Ostium has kept trading suspended after an oracle-related exploit triggered an estimated $18 million USDC payout from its OLP liquidity vault on Arbitrum. In a July 16 update, Ostium said existing user positions remain open but cannot be modified. Trader margin remains inside the frozen trading contracts while the protocol investigates the incident and determines how affected positions will be handled.
A Security Update: Trading remains paused following the security incident. User positions remain open and unmodifiable, and trader margin remains unmoved in frozen trading smart contracts. The team will continue to provide updates as they become available regarding a timeline…
— Ostium (@Ostium) July 16, 2026
Future-Dated Reports Created Artificial Profits
Blockchain security firm Blockaid said the attacker used a registered PriceUpKeep forwarder to submit authorized oracle reports carrying future timestamps. The reports caused Ostium to recognize artificial trading profits, triggering an approximately $18 million USDC payout from the OLP vault. It remains unclear how the attacker obtained access to the authorized reporting pathway. The available evidence does not indicate that prices in external stock, commodity or currency markets were changed. Instead, the attacker allegedly manipulated the price information Ostium accepted when processing and settling trades.
🚨 Blockaid detected an @Ostium Vault exploit on Arbitrum.
An attacker used a registered PriceUpKeep forwarder and future-dated authorized oracle reports to create artificial trade profit, triggering a ~$18M USDC payout from the vault.

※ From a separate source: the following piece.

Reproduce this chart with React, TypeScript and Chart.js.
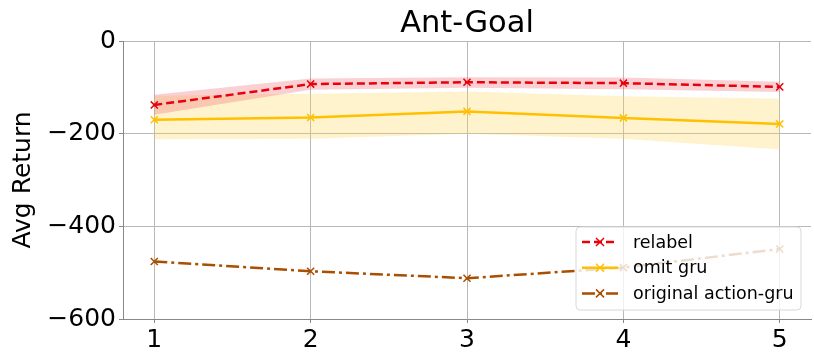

More details in 🧵— Blockaid (@blockaid_) July 15, 2026
The incident follows the $6 million Summer.fi vault exploit, where manipulated liquidity and accounting conditions allowed an attacker to extract funds from a USDC-focused DeFi vault. The technical methods differ, but both cases show how trusted pricing and settlement assumptions can expose pooled liquidity. Ostium uses external price feeds and automated keeper infrastructure to execute trades, liquidations and conditional orders. However, the protocol has not confirmed whether an oracle signing key, a registered forwarder or another operational component was compromised.
OLP Vault Absorbs Reported Loss
The OLP vault contains USDC supplied by liquidity providers and acts as the counterparty to trades on Ostium. When traders record profits, settlement funds are paid from this pooled liquidity. Because the manipulated reports made the attacker’s positions appear profitable, the resulting payout came from the OLP vault. Ostium’s update indicates that trader margin was held separately and was not moved from the frozen trading contracts.
Ostium is the second Arbitrum-linked platform to halt operations following a vault incident this week. Cascade suspended trading and withdrawals after approximately $1.34 million in USDC left its CLS vault, although the technical cause of that incident remains undisclosed. Ostium has not yet released a final loss reconciliation, compensation plan or detailed post-mortem. The $18 million figure remains Blockaid’s preliminary estimate rather than a final amount confirmed by the protocol. On-chain reports indicate that part of the USDC linked to the exploit was exchanged for ETH through Kyber Network before being divided among multiple wallets.
Exact Access Method Remains Unclear
Some reports have described the incident as an oracle signer-key compromise, but Ostium has not confirmed that explanation. The attacker may have compromised an authorized signer or forwarder, gained access to supporting infrastructure or exploited insufficient timestamp and sequencing checks. There is also no verified evidence that Gelato’s broader automation network was compromised.
Price-dependent DeFi systems have also been targeted through other methods. A recent DLMC flash-loan exploit manipulated the protocol’s internal token price before inflated rewards were redeemed, highlighting how weak pricing controls can turn temporary data distortions into real treasury losses. Ostium has yet to explain how profits, losses, liquidations or other market movements will be applied to positions that users cannot currently modify. It has also not announced when trading will resume or how losses suffered by OLP liquidity providers will be addressed. Trading remains paused while the investigation continues.